Investment Casting Design Guidelines

Investment casting creates metal parts with excellent surface finish and tight tolerances. To get the best results, you need to follow specific design rules.

Wall Thickness

Wall thickness is one of the most critical factors in investment casting design. You can achieve walls as thin as 0.75 mm (0.030 inches) with specialized techniques, though most applications require thicker walls for reliability.

Here’s what works best for different materials:

Material TypeMinimum Wall Thickness
300-series Stainless Steel1.0 mm
400-series Stainless Steel1.5 mm
Carbon/Low-Alloy Steel1.5-1.8 mm
Aluminum/Brass1.0-1.5 mm
Cobalt & Copper Alloys0.75-1.0 mm
Bronze1.5 mm

Keep your walls uniform whenever possible. This helps the metal cool evenly and prevents defects.

When you need to transition from thick to thin sections, taper them gradually. Sharp changes create hot spots that can lead to shrinkage and porosity.

Corner Design and Fillets

Sharp corners create stress points and can cause cracks during cooling.

Always use rounded corners (fillets) with a minimum radius of 0.75 mm. Better results come from using larger fillets between 1.5 and 3.0 mm wherever your design allows. These generous radii improve metal flow and reduce stress concentrations that cause hot tears.

Outside corners benefit from slight rounding too. Even a small radius helps prevent defects and improves the overall quality of your casting.

Draft Angles

Adding 1 to 3 degrees of draft on vertical surfaces helps remove the ceramic shell without damage. For tall or deep features, increase the draft angle up to 5 degrees.

Some small, symmetrical parts can get away with nearly zero draft thanks to wax’s natural thermal contraction. But relying on this is risky for complex shapes.

Even a minimal 0.5-degree draft prevents shell breakage and protects your part during removal.

Designing Holes and Slots

Holes and slots follow specific rules based on their size and depth.

For through holes:

  • Small holes (1.5-2.3 mm): Keep depth under 2x the diameter
  • Medium holes (2.3-5 mm): Depth up to 3x diameter
  • Large holes (5-10 mm): Depth up to 4x diameter
  • Extra-large holes (over 10 mm): Can go up to 6x diameter with ceramic cores

Blind holes need even more care. Small blind holes can go 5 times their diameter deep, but larger ones should stay shallow at 1 to 2 times their diameter.

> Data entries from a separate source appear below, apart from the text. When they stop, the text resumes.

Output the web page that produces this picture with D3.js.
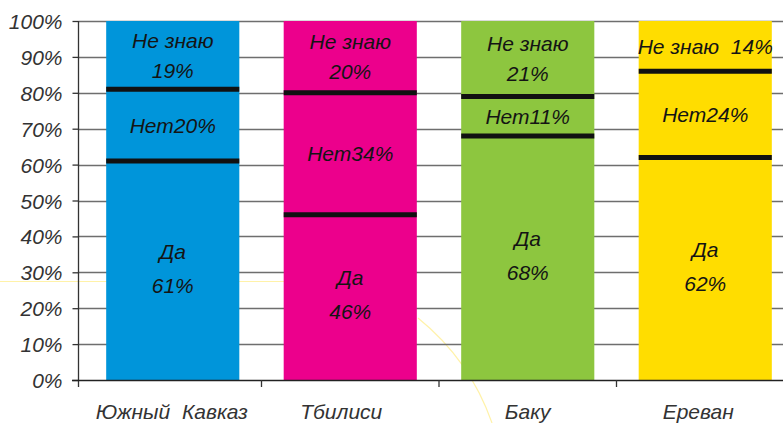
<!DOCTYPE html>
<html><head><meta charset="utf-8">
<script src="https://cdn.jsdelivr.net/npm/d3@7"></script>
<style>
html,body{margin:0;padding:0;background:#fff;}
svg{display:block;font-family:"Liberation Sans",Arial,sans-serif;font-style:italic;}
</style></head>
<body><svg id="c" width="783" height="423"></svg>
<script>
const categories = ["Южный  Кавказ", "Тбилиси", "Баку", "Ереван"];
const yesValues = [61, 46, 68, 62];
const noValues = [20, 34, 11, 24];
const dkValues = [19, 20, 21, 14];
const colors = ["#0095da", "#ec008c", "#8dc63f", "#ffdd00"];
const yTicks = [0,10,20,30,40,50,60,70,80,90,100];
const yesLabels = [["Да","61%"],["Да","46%"],["Да","68%"],["Да","62%"]];
const noLabels = ["Нет20%","Нет34%","Нет11%","Нет24%"];
const dkLabels = [["Не знаю","19%"],["Не знаю","20%"],["Не знаю","21%"],["Не знаю  14%"]];

const FS = 21;
const labelShift = [-1, -9, 0, -7];
const svg = d3.select("#c");
const W = 783, H = 423;
const x0 = 78.5, yTop = 21, yBot = 380;
const y = d3.scaleLinear().domain([0,100]).range([yBot, yTop]);
const x = d3.scaleBand().domain(categories).range([84, 794]).paddingInner(0.25).paddingOuter(0.125);

// decorative faint background lines
svg.append("line").attr("x1",0).attr("x2",300).attr("y1",281.5).attr("y2",281.5)
  .attr("stroke","#fff2a8").attr("stroke-width",1);
svg.append("path").attr("d","M418,318 Q470,360 492,423").attr("fill","none")
  .attr("stroke","#fff2a8").attr("stroke-width",1.2);

// gridlines
svg.append("g").selectAll("line").data(yTicks.filter(d=>d>0)).join("line")
  .attr("x1", x0).attr("x2", W).attr("y1", d=>Math.round(y(d))+0.5).attr("y2", d=>Math.round(y(d))+0.5)
  .attr("stroke","#6e6e6e").attr("stroke-width",1.3);

// y axis
const yAxis = d3.axisLeft(y).tickValues(yTicks).tickFormat(d=>d+"%").tickSize(6).tickPadding(10);
const gy = svg.append("g").attr("transform",`translate(${x0},0)`).call(yAxis);
gy.select(".domain").remove();
gy.selectAll(".tick line").attr("stroke","#333").attr("stroke-width",1.3);
gy.selectAll(".tick text").attr("font-size",FS).attr("fill","#333").attr("font-style","italic")
  .attr("font-family","'Liberation Sans',Arial,sans-serif").attr("dy","0.36em");
svg.append("line").attr("x1",x0).attr("x2",x0).attr("y1",yTop).attr("y2",yBot+7)
  .attr("stroke","#333").attr("stroke-width",1.3);

// bars
const data = categories.map((c,i)=>({c, i, segs:[
  {lo:0, hi:yesValues[i]},
  {lo:yesValues[i], hi:yesValues[i]+noValues[i]},
  {lo:yesValues[i]+noValues[i], hi:yesValues[i]+noValues[i]+dkValues[i]}
]}));
const gb = svg.append("g");
data.forEach(d=>{
  const g = gb.append("g");
  g.selectAll("rect").data(d.segs).join("rect")
    .attr("x", x(d.c)).attr("width", x.bandwidth())
    .attr("y", s=>y(s.hi)).attr("height", s=>y(s.lo)-y(s.hi))
    .attr("fill", colors[d.i]);
  [d.segs[0].hi, d.segs[1].hi].forEach(v=>{
    g.append("line").attr("x1",x(d.c)).attr("x2",x(d.c)+x.bandwidth())
      .attr("y1",y(v)).attr("y2",y(v)).attr("stroke","#111").attr("stroke-width",5);
  });
  const cx = x(d.c)+x.bandwidth()/2;
  const txt = (lines, mid, lh) => {
    const n = lines.length;
    lines.forEach((t,k)=>{
      g.append("text").attr("x",cx).attr("y", mid + (k-(n-1)/2)*lh + 7.5)
        .attr("text-anchor","middle").attr("font-size",FS).attr("fill","#141414")
        .attr("xml:space","preserve").style("white-space","pre").text(t);
    });
  };
  const m = s => (y(s.lo)+y(s.hi))/2;
  txt(yesLabels[d.i], m(d.segs[0]) - 2.5, 34);
  txt([noLabels[d.i]], m(d.segs[1]), 30);
  txt(dkLabels[d.i], m(d.segs[2]), 30);
});

// x axis
svg.append("line").attr("x1",72).attr("x2",W).attr("y1",yBot+0.5).attr("y2",yBot+0.5)
  .attr("stroke","#222").attr("stroke-width",1.3);
const bounds = categories.slice(1).map(c=>x(c) - x.step()*x.paddingInner()/2);
svg.append("g").selectAll("line").data(bounds).join("line")
  .attr("x1",d=>d).attr("x2",d=>d).attr("y1",yBot).attr("y2",yBot+7)
  .attr("stroke","#333").attr("stroke-width",1.3);
svg.append("g").selectAll("text").data(categories).join("text")
  .attr("x",(d,i)=>x(d)+x.bandwidth()/2 + labelShift[i]).attr("y",419)
  .attr("text-anchor","middle").attr("font-size",FS).attr("fill","#333")
  .attr("xml:space","preserve").style("white-space","pre").text(d=>d);
</script></body></html>
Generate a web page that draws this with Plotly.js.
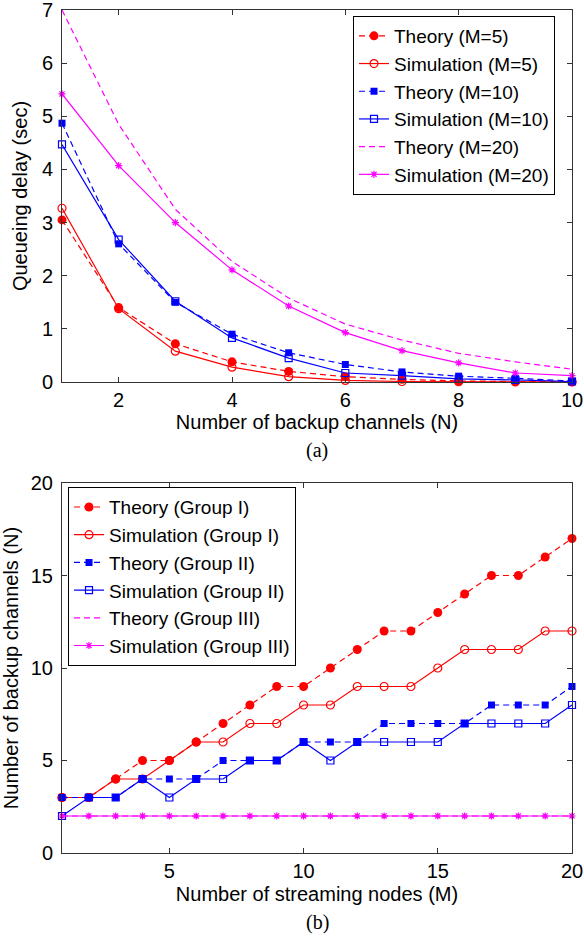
<!DOCTYPE html>
<html>
<head>
<meta charset="utf-8">
<script src="https://cdn.plot.ly/plotly-3.0.1.min.js"></script>
<style>html,body{margin:0;padding:0;background:#fff;}#chart{width:584px;height:937px;}</style>
</head>
<body>
<div id="chart"></div>
<script>
// ---- Panel (a) data ----
var channelsN = [1, 2, 3, 4, 5, 6, 7, 8, 9, 10];
var theoryM5 = [3.05, 1.40, 0.72, 0.38, 0.20, 0.10, 0.05, 0.02, 0.01, 0.005];
var simM5 = [3.27, 1.38, 0.58, 0.28, 0.10, 0.03, 0.01, 0.005, 0.002, 0.001];
var theoryM10 = [4.87, 2.60, 1.50, 0.90, 0.55, 0.33, 0.19, 0.11, 0.07, 0.02];
var simM10 = [4.47, 2.68, 1.52, 0.83, 0.45, 0.17, 0.12, 0.06, 0.04, 0.01];
var theoryM20 = [7.00, 4.85, 3.25, 2.27, 1.58, 1.09, 0.79, 0.54, 0.38, 0.24];
var simM20 = [5.42, 4.07, 3.00, 2.11, 1.43, 0.93, 0.59, 0.36, 0.17, 0.12];

// ---- Panel (b) data ----
var nodesM = [1, 2, 3, 4, 5, 6, 7, 8, 9, 10, 11, 12, 13, 14, 15, 16, 17, 18, 19, 20];
var theoryG1 = [3, 3, 4, 5, 5, 6, 7, 8, 9, 9, 10, 11, 12, 12, 13, 14, 15, 15, 16, 17];
var simG1 = [3, 3, 4, 4, 5, 6, 6, 7, 7, 8, 8, 9, 9, 9, 10, 11, 11, 11, 12, 12];
var theoryG2 = [3, 3, 3, 4, 4, 4, 5, 5, 5, 6, 6, 6, 7, 7, 7, 7, 8, 8, 8, 9];
var simG2 = [2, 3, 3, 4, 3, 4, 4, 5, 5, 6, 5, 6, 6, 6, 6, 7, 7, 7, 7, 8];
var theoryG3 = [2, 2, 2, 2, 2, 2, 2, 2, 2, 2, 2, 2, 2, 2, 2, 2, 2, 2, 2, 2];
var simG3 = [2, 2, 2, 2, 2, 2, 2, 2, 2, 2, 2, 2, 2, 2, 2, 2, 2, 2, 2, 2];

var RED = '#ff0000', BLUE = '#0000ff', MAG = '#ff00ff';
var DASH = '6px,4px';

function tr(x, y, name, color, dashed, symbol, msize, xa, ya, lg) {
  var t = {
    x: x, y: y, name: name, type: 'scatter', xaxis: xa, yaxis: ya, legend: lg,
    mode: symbol ? 'lines+markers' : 'lines',
    cliponaxis: false,
    line: {color: color, width: 1.2, dash: dashed ? DASH : 'solid'}
  };
  if (symbol) {
    var open = symbol.indexOf('open') >= 0;
    t.marker = {symbol: symbol, size: msize, color: color,
      line: {color: color, width: open ? 1.2 : 0}};
  }
  return t;
}

var data = [
  tr(channelsN, theoryM5, 'Theory (M=5)', RED, true, 'circle', 9, 'x', 'y', 'legend'),
  tr(channelsN, simM5, 'Simulation (M=5)', RED, false, 'circle-open', 8, 'x', 'y', 'legend'),
  tr(channelsN, theoryM10, 'Theory (M=10)', BLUE, true, 'square', 7, 'x', 'y', 'legend'),
  tr(channelsN, simM10, 'Simulation (M=10)', BLUE, false, 'square-open', 7, 'x', 'y', 'legend'),
  tr(channelsN, theoryM20, 'Theory (M=20)', MAG, true, null, 0, 'x', 'y', 'legend'),
  tr(channelsN, simM20, 'Simulation (M=20)', MAG, false, 'asterisk-open', 6, 'x', 'y', 'legend'),

  tr(nodesM, theoryG1, 'Theory (Group I)', RED, true, 'circle', 9, 'x2', 'y2', 'legend2'),
  tr(nodesM, simG1, 'Simulation (Group I)', RED, false, 'circle-open', 8, 'x2', 'y2', 'legend2'),
  tr(nodesM, theoryG2, 'Theory (Group II)', BLUE, true, 'square', 7, 'x2', 'y2', 'legend2'),
  tr(nodesM, simG2, 'Simulation (Group II)', BLUE, false, 'square-open', 7, 'x2', 'y2', 'legend2'),
  tr(nodesM, theoryG3, 'Theory (Group III)', MAG, true, null, 0, 'x2', 'y2', 'legend2'),
  tr(nodesM, simG3, 'Simulation (Group III)', MAG, false, 'asterisk-open', 6, 'x2', 'y2', 'legend2')
];

var FONT = 'Liberation Sans, Arial, Helvetica, sans-serif';
function ax(extra) {
  var a = {
    showline: true, linecolor: '#333', linewidth: 1, mirror: 'ticks',
    ticks: 'inside', ticklen: 5, tickcolor: '#333', tickwidth: 1,
    showgrid: false, zeroline: false, automargin: false,
    ticklabeloverflow: 'allow',
    tickfont: {family: FONT, size: 20, color: '#000'}
  };
  for (var k in extra) a[k] = extra[k];
  return a;
}

var layout = {
  width: 584, height: 937,
  margin: {l: 62, r: 12, t: 10, b: 84},
  paper_bgcolor: '#fff', plot_bgcolor: '#fff',
  font: {family: FONT, size: 20, color: '#000'},
  showlegend: true,
  xaxis: ax({anchor: 'y', domain: [0, 1], range: [1, 10], tickvals: [2, 4, 6, 8, 10],
    ticklabelstandoff: 0,
    title: {text: 'Number of backup channels (N)', font: {family: FONT, size: 20}, standoff: 2}}),
  yaxis: ax({anchor: 'x', domain: [0.5587, 1], range: [0, 7], tickvals: [0, 1, 2, 3, 4, 5, 6, 7],
    ticklabelstandoff: 4,
    title: {text: 'Queueing delay (sec)', font: {family: FONT, size: 20}, standoff: 8}}),
  xaxis2: ax({anchor: 'y2', domain: [0, 1], range: [1, 20], tickvals: [5, 10, 15, 20],
    ticklabelstandoff: 0,
    title: {text: 'Number of streaming nodes (M)', font: {family: FONT, size: 20}, standoff: 5}}),
  yaxis2: ax({anchor: 'x2', domain: [0, 0.4389], range: [0, 20], tickvals: [0, 5, 10, 15, 20],
    ticklabelstandoff: 4,
    title: {text: 'Number of backup channels (N)', font: {family: FONT, size: 20}, standoff: 6}}),
  legend: {x: 0.5706, y: 0.9929, xanchor: 'left', yanchor: 'top',
    bordercolor: '#000', borderwidth: 1, bgcolor: '#fff',
    font: {family: FONT, size: 19, color: '#000'}, tracegroupgap: 0, itemwidth: 30},
  legend2: {x: 0.0118, y: 0.434, xanchor: 'left', yanchor: 'top',
    bordercolor: '#000', borderwidth: 1, bgcolor: '#fff',
    font: {family: FONT, size: 19, color: '#000'}, tracegroupgap: 0, itemwidth: 30},
  annotations: [
    {text: '(a)', xref: 'paper', yref: 'paper', x: 0.5, y: 0.4769, xanchor: 'center', yanchor: 'middle',
      showarrow: false, font: {family: 'Liberation Serif, Times New Roman, serif', size: 20, color: '#000'}},
    {text: '(b)', xref: 'paper', yref: 'paper', x: 0.5, y: -0.0819, xanchor: 'center', yanchor: 'middle',
      showarrow: false, font: {family: 'Liberation Serif, Times New Roman, serif', size: 20, color: '#000'}}
  ]
};

Plotly.newPlot('chart', data, layout, {staticPlot: true, displayModeBar: false});
</script>
</body>
</html>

Always round the bottom of blind holes. A good rule is making the corner radius about half the hole diameter.

Slots follow similar guidelines. Through slots can be 2 to 6 times their width in length, depending on size. Blind slots should stay around 1 to 1.5 times their width with rounded ends.

Tolerances

Investment casting delivers impressive accuracy, but linear tolerances vary with part size.

For imperial measurements:

  • Parts up to 0.5″: ±0.007″
  • Parts up to 1″: ±0.010″
  • Parts up to 2″: ±0.015″
  • Add ±0.005″ for each additional inch

In metric:

  • Up to 15 mm: ±0.20 mm
  • 15-25 mm: ±0.25 mm
  • 25-50 mm: ±0.40 mm
  • Add ±0.13 mm per additional 25 mm

Surface Finish

Investment casting produces excellent surface finish right out of the mold. You’ll typically get about 125 RMS (3.2 μm Ra), which feels smooth to the touch.

Larger or thicker parts might be slightly rougher. If you need a mirror finish, plan for polishing or grinding after casting.